By creating a peer-to-peer WiFi network that other iPhones can join, one person can play music from an iPhone and have it stream to all connected iPhones simultaneously. The host device acts as the broadcaster, and other devices join as listeners. Music needs to be locally stored on the broadcasting device for things to work smoothly.

One person can play music from an iPhone and have it stream to all connected iPhones simultaneously

“By the end of the week, we ended up having a really barebones prototype that played preinstalled songs with basically one device acting as a remote,” says Frey. “We demoed it to some engineers, and decided to keep going with the idea.”

Development of the app took longer than expected.
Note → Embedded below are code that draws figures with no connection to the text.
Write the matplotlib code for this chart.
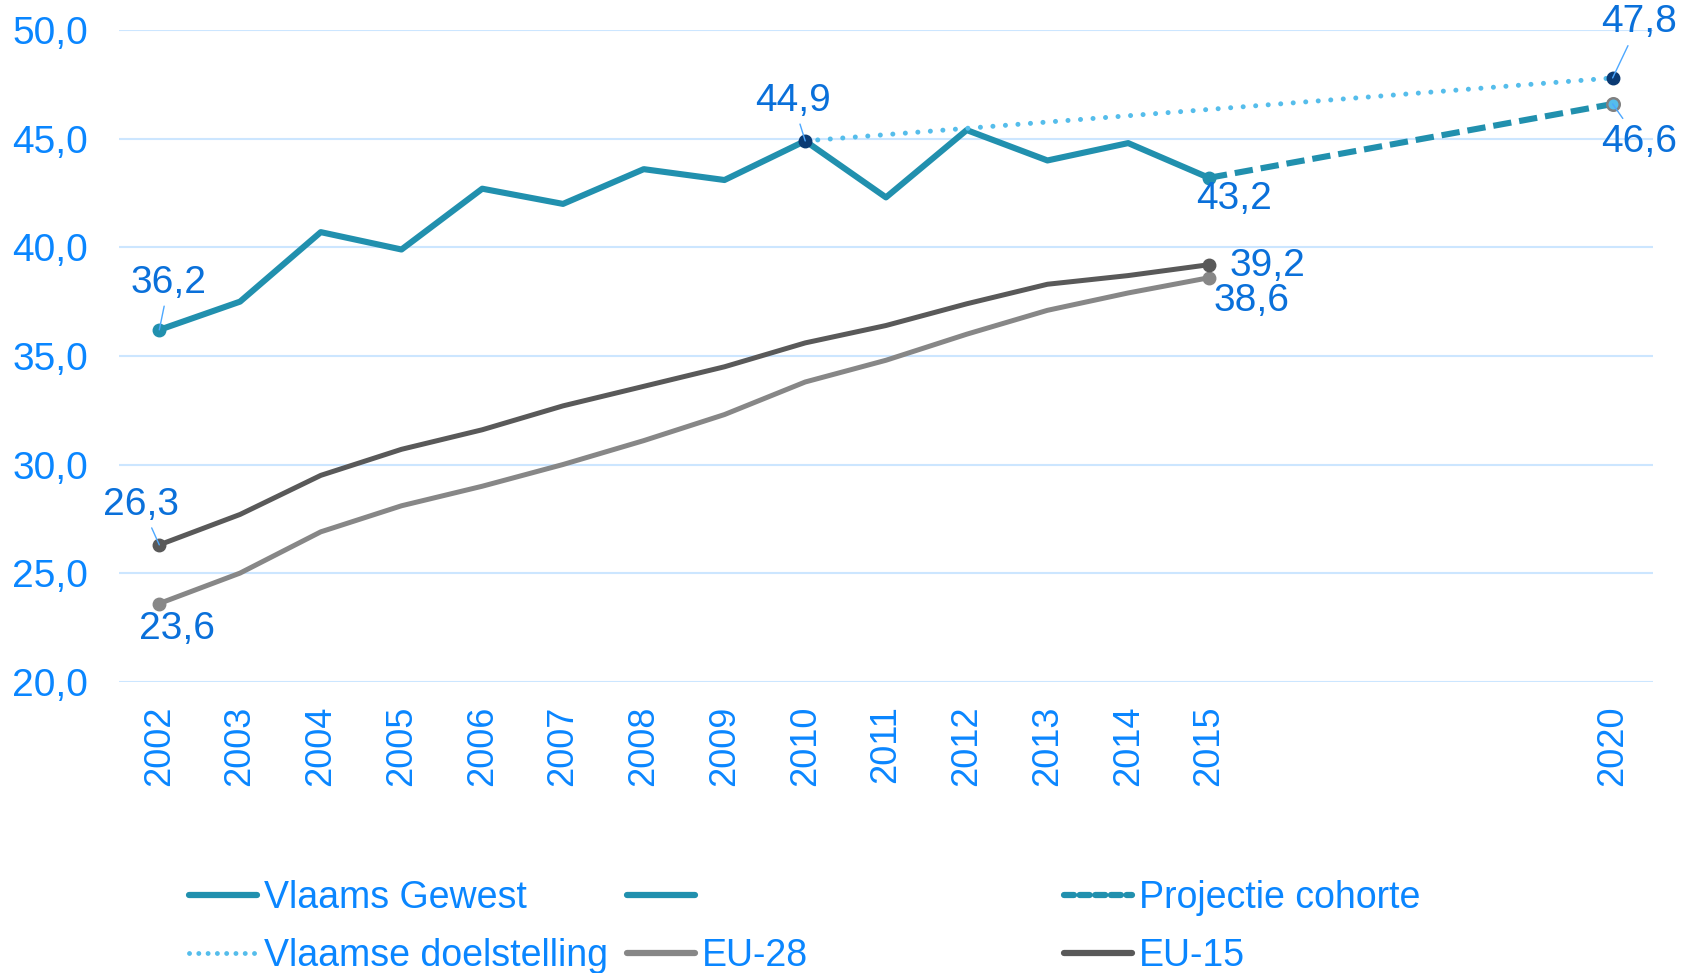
import matplotlib
matplotlib.use("Agg")
from matplotlib import pyplot as plt
from matplotlib.lines import Line2D

plt.rcParams['font.family'] = ['Liberation Sans', 'DejaVu Sans']

# data
years = [2002, 2003, 2004, 2005, 2006, 2007, 2008, 2009, 2010, 2011, 2012, 2013, 2014, 2015]
vlaams = [36.2, 37.5, 40.7, 39.9, 42.7, 42.0, 43.6, 43.1, 44.9, 42.3, 45.4, 44.0, 44.8, 43.2]
eu15 = [26.3, 27.7, 29.5, 30.7, 31.6, 32.7, 33.6, 34.5, 35.6, 36.4, 37.4, 38.3, 38.7, 39.2]
eu28 = [23.6, 25.0, 26.9, 28.1, 29.0, 30.0, 31.1, 32.3, 33.8, 34.8, 36.0, 37.1, 37.9, 38.6]
doel_years = [2010, 2020]
doel = [44.9, 47.8]
cohort_years = [2015, 2020]
cohort = [43.2, 46.6]
tick_years = years + [2020]
yticks = [20, 25, 30, 35, 40, 45, 50]

teal = '#2190AE'
lightblue = '#55BDEB'
navy = '#0B3A73'
dark = '#595959'
grey = '#878787'
tickblue = '#0A86FF'
labelblue = '#0A70DA'

fig = plt.figure(figsize=(16.94, 9.73), dpi=100)
ax = fig.add_axes([0.0702, 0.2994, 0.9056, 0.6696])

ax.plot(years, eu28, color=grey, lw=3.6, marker='o', ms=9, markevery=[0, len(years) - 1], zorder=3)
ax.plot(years, eu15, color=dark, lw=3.6, marker='o', ms=9, markevery=[0, len(years) - 1], zorder=3)
ax.plot(cohort_years, cohort, color=teal, lw=4.4, ls=(0, (3.0, 1.3)), zorder=3)
ax.plot(cohort_years[-1:], cohort[-1:], 'o', color=lightblue, mec='#808080', mew=1.8, ms=9, zorder=5)
ax.plot(years, vlaams, color=teal, lw=4.4, marker='o', ms=9, markevery=[0, len(years) - 1], zorder=4)
ax.plot(doel_years, doel, color=lightblue, lw=3.6, ls=(0, (0.01, 2.5)), dash_capstyle='round', zorder=4)
ax.plot(doel_years, doel, 'o', color=navy, ms=9, zorder=6)

ax.set_xlim(2001.5, 2020.5)
ax.set_ylim(20, 50)
ax.set_xticks(tick_years)
ax.set_xticklabels([str(y) for y in tick_years], rotation=90)
ax.set_yticks(yticks)
ax.set_yticklabels([f'{v:.1f}'.replace('.', ',') for v in yticks])
ax.tick_params(axis='both', length=0, labelcolor=tickblue)
ax.tick_params(axis='y', pad=22, labelsize=28)
ax.tick_params(axis='x', pad=17, labelsize=26)
ax.grid(axis='y', color='#CCE6FF', lw=1.5)
ax.set_axisbelow(True)
for s in ax.spines.values():
    s.set_visible(False)

# value labels (year, value, offset in points, leader line)
labels = [
    (2002, vlaams[0], (7, 34), True),
    (2010, doel[0], (-9, 29), True),
    (2015, vlaams[-1], (18, -15), False),
    (2020, doel[-1], (19, 40), True),
    (2020, cohort[-1], (19, -27), True),
    (2015, eu15[-1], (42, -1), False),
    (2015, eu28[-1], (31, -17), False),
    (2002, eu15[0], (-13, 29), True),
    (2002, eu28[0], (13, -18), False),
]
for x, v, off, lead in labels:
    txt = f'{v:.1f}'.replace('.', ',')
    kw = {}
    if lead:
        kw['arrowprops'] = dict(arrowstyle='-', color='#4DA8FF', lw=1, shrinkA=2, shrinkB=0)
    ax.annotate(txt, (x, v), xytext=off, textcoords='offset points', ha='center', va='center',
                fontsize=28, color=labelblue, zorder=7, **kw)

# legend in three equal columns
h_vg = Line2D([], [], color=teal, lw=4.5, solid_capstyle='round')
h_blank = Line2D([], [], color=teal, lw=4.5, solid_capstyle='round')
h_pc = Line2D([], [], color=teal, lw=4.5, ls=(0, (1.6, 0.9)), dash_capstyle='round')
h_vd = Line2D([], [], color=lightblue, lw=3.5, ls=(0, (0.01, 1.9)), dash_capstyle='round')
h_28 = Line2D([], [], color=grey, lw=4.5, solid_capstyle='round')
h_15 = Line2D([], [], color=dark, lw=4.5, solid_capstyle='round')
columns = [
    ([h_vg, h_vd], ['Vlaams Gewest', 'Vlaamse doelstelling'], 189),
    ([h_blank, h_28], ['', 'EU-28'], 627),
    ([h_pc, h_15], ['Projectie cohorte', 'EU-15'], 1064),
]
for hs, ls_, xpx in columns:
    fig.legend(hs, ls_, loc='upper left', bbox_to_anchor=(xpx / 1694, 1 - 880 / 973),
               frameon=False, fontsize=27, labelcolor=tickblue, handlelength=1.8,
               handletextpad=0.2, borderpad=0, borderaxespad=0, labelspacing=0.58)

fig.savefig('out.png', dpi=100)
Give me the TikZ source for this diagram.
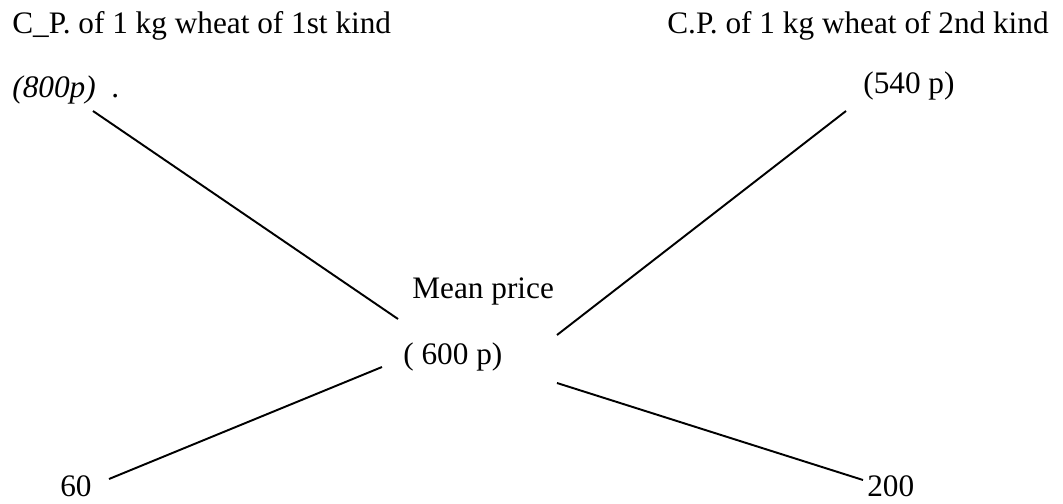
\documentclass[tikz,border=0pt]{standalone}
\usepackage{fontspec}
\setmainfont{Liberation Serif}
\usepackage{tikz}
\usetikzlibrary{positioning}
\tikzstyle{price}=[anchor=base west, inner sep=0pt, font=\fontsize{17.8}{20}\selectfont]
\tikzstyle{line}=[-, line width=1.1pt]

\begin{document}
\begin{tikzpicture}[x=0.02cm, y=-0.02cm]
    \useasboundingbox (0,0) rectangle (1063,504);
    \node (First) [price] at (12,33) {C\_P. of 1 kg wheat of 1st kind};
    \node (Second) [price] at (667,33) {C.P. of 1 kg wheat of 2nd kind};
    \node (Cost1) [price] at (12,97) {\textit{(800p)}\ \ .};
    \node (Cost2) [price] at (863,93) {(540 p)};
    \node (Mean) [price] at (412,298) {Mean price};
    \node (Meanval) [price] at (403,364) {( 600 p)};
    \node (Diff1) [price] at (60,496) {60};
    \node (Diff2) [price] at (867,496) {200};
    % line ends
    \coordinate (c1) at (93,111);
    \coordinate (c2) at (846,111);
    \coordinate (m1) at (398,319);
    \coordinate (m2) at (557,335);
    \coordinate (m3) at (382,367);
    \coordinate (m4) at (557,383);
    \coordinate (d1) at (109,479);
    \coordinate (d2) at (863,480);
    \draw[line] (c1) -- (m1);
    \draw[line] (c2) -- (m2);
    \draw[line] (m3) -- (d1);
    \draw[line] (m4) -- (d2);
\end{tikzpicture}
\end{document}
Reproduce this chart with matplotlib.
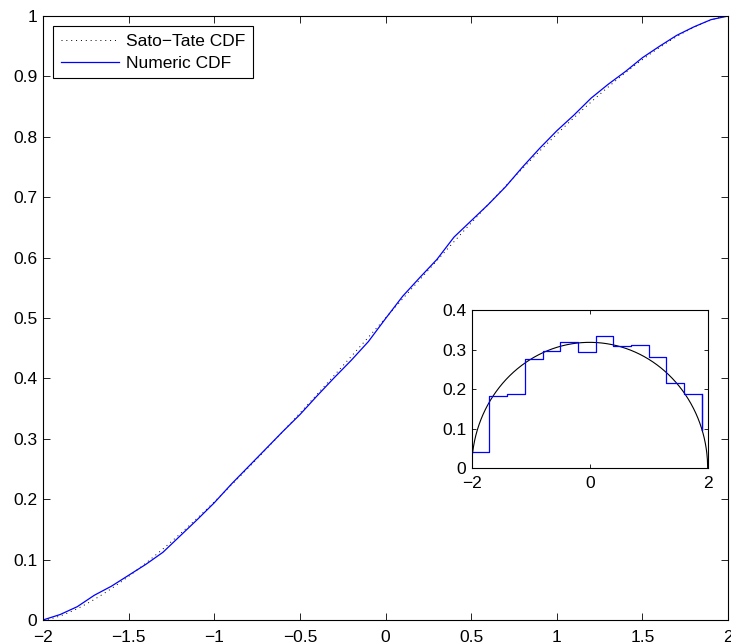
import numpy as np
import matplotlib
matplotlib.use("Agg")
import matplotlib.pyplot as plt

plt.rcParams['font.family'] = ['Liberation Sans', 'DejaVu Sans']
plt.rcParams['axes.unicode_minus'] = True

# numeric CDF (x grid, value)
cdf_x = [-2.0, -1.9, -1.8, -1.7, -1.6, -1.5, -1.4, -1.3, -1.2, -1.1, -1.0,
         -0.9, -0.8, -0.7, -0.6, -0.5, -0.4, -0.3, -0.2, -0.1, 0.0,
         0.1, 0.2, 0.3, 0.4, 0.5, 0.6, 0.7, 0.8, 0.9, 1.0,
         1.1, 1.2, 1.3, 1.4, 1.5, 1.6, 1.7, 1.8, 1.9, 2.0]
cdf_num = [0.000, 0.009, 0.022, 0.041, 0.056, 0.074, 0.092, 0.112, 0.139, 0.166, 0.194,
           0.225, 0.254, 0.283, 0.312, 0.340, 0.371, 0.401, 0.430, 0.461, 0.499,
           0.536, 0.567, 0.597, 0.634, 0.661, 0.688, 0.717, 0.750, 0.781, 0.810,
           0.836, 0.864, 0.887, 0.908, 0.931, 0.950, 0.968, 0.982, 0.994, 1.000]

# histogram (inset): left bin edges and densities
hist_edges = [-2.0, -1.7, -1.4, -1.1, -0.8, -0.5, -0.2, 0.1, 0.4, 0.7, 1.0, 1.3, 1.6, 1.9]
hist_dens = [0.040, 0.184, 0.188, 0.275, 0.296, 0.320, 0.293, 0.335, 0.309, 0.312,
             0.282, 0.215, 0.188, 0.097]

# Sato-Tate law
xs = np.linspace(-2, 2, 801)
st_cdf = 0.5 + xs * np.sqrt(4 - xs**2) / (4 * np.pi) + np.arcsin(xs / 2) / np.pi
st_pdf = np.sqrt(4 - xs**2) / (2 * np.pi)

FS = 12.5


def matlab_axes(ax):
    ax.tick_params(direction='in', top=True, right=True, length=5, width=0.6,
                   labelsize=FS, pad=4)
    ax.tick_params(axis='x', pad=7)
    for s in ax.spines.values():
        s.set_linewidth(0.8)


fig = plt.figure(figsize=(7.31, 6.44), dpi=100)
ax = fig.add_axes([0.0588, 0.0373, 0.9372, 0.9378])
ax.plot(xs, st_cdf, color='black', linestyle=(0, (1, 4)), linewidth=0.7, label='Sato\u2212Tate CDF')
ax.plot(cdf_x, cdf_num, color='blue', linewidth=0.9, label='Numeric CDF')
ax.set_xlim(-2, 2)
ax.set_ylim(0, 1)
xt = np.arange(-2, 2.01, 0.5)
ax.set_xticks(xt)
ax.set_xticklabels(['\u22122', '\u22121.5', '\u22121', '\u22120.5', '0', '0.5', '1', '1.5', '2'])
yt = np.round(np.arange(0, 1.01, 0.1), 1)
ax.set_yticks(yt)
ax.set_yticklabels(['0'] + ['%.1f' % v for v in yt[1:-1]] + ['1'])
matlab_axes(ax)
leg = ax.legend(loc='upper left', fontsize=FS, fancybox=False, framealpha=1,
                edgecolor='black', borderaxespad=0.6, handlelength=3.3,
                handletextpad=0.45, borderpad=0.45, labelspacing=0.35)
leg.get_frame().set_linewidth(0.8)

ins = fig.add_axes([0.6453, 0.2728, 0.3228, 0.2458])
ins.plot(xs, st_pdf, color='black', linewidth=0.8)
ins.step(hist_edges, hist_dens, where='post', color='blue', linewidth=0.9)
ins.plot([hist_edges[-1], hist_edges[-1]], [hist_dens[-2], hist_dens[-1]], color='blue', linewidth=0.9)
ins.set_xlim(-2, 2)
ins.set_ylim(0, 0.4)
ins.set_xticks([-2, 0, 2])
ins.set_xticklabels(['\u22122', '0', '2'])
ins.set_yticks([0, 0.1, 0.2, 0.3, 0.4])
ins.set_yticklabels(['0', '0.1', '0.2', '0.3', '0.4'])
matlab_axes(ins)
ins.tick_params(length=3)
ins.tick_params(axis='x', pad=5.5)

fig.savefig('out.png', dpi=100)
But it gave the team an opportunity to dive into some of Apple’s core APIs and learn a lot about audio streaming, which Frey describes as an “immense learning experience.”

In an age where it seems like everything is connected via Bluetooth, it’s curious that Audibly works over WiFi. Frey and his team found that Bluetooth’s data transfer speeds are still not fast enough for streaming audio to multiple devices at once. But any iOS device that’s new enough to have a Lightning port can use peer-to-peer networking, which is much smoother for Audibly’s purpose.

At first glance, the idea behind the app, which launched in the App Store last month for free, seems a little gimmicky. But its creators and users have found some real use cases. Frey explains that one user plays the same music for he and his wife during their morning jog each day.

Frey lists a couple more scenarios where the app could come in handy. You could be sitting in class with headphones on and a group of people could listen to the same music from your iPhone. Long car rides with the family could be made more bearable by sharing music with your sibling in the backseat.

Get enough iPhones together in the right place, and Frey believes that Audibly could facilitate a party. “On a larger scale, you could output music to a line of cars with their stereos blaring and really make some noise.”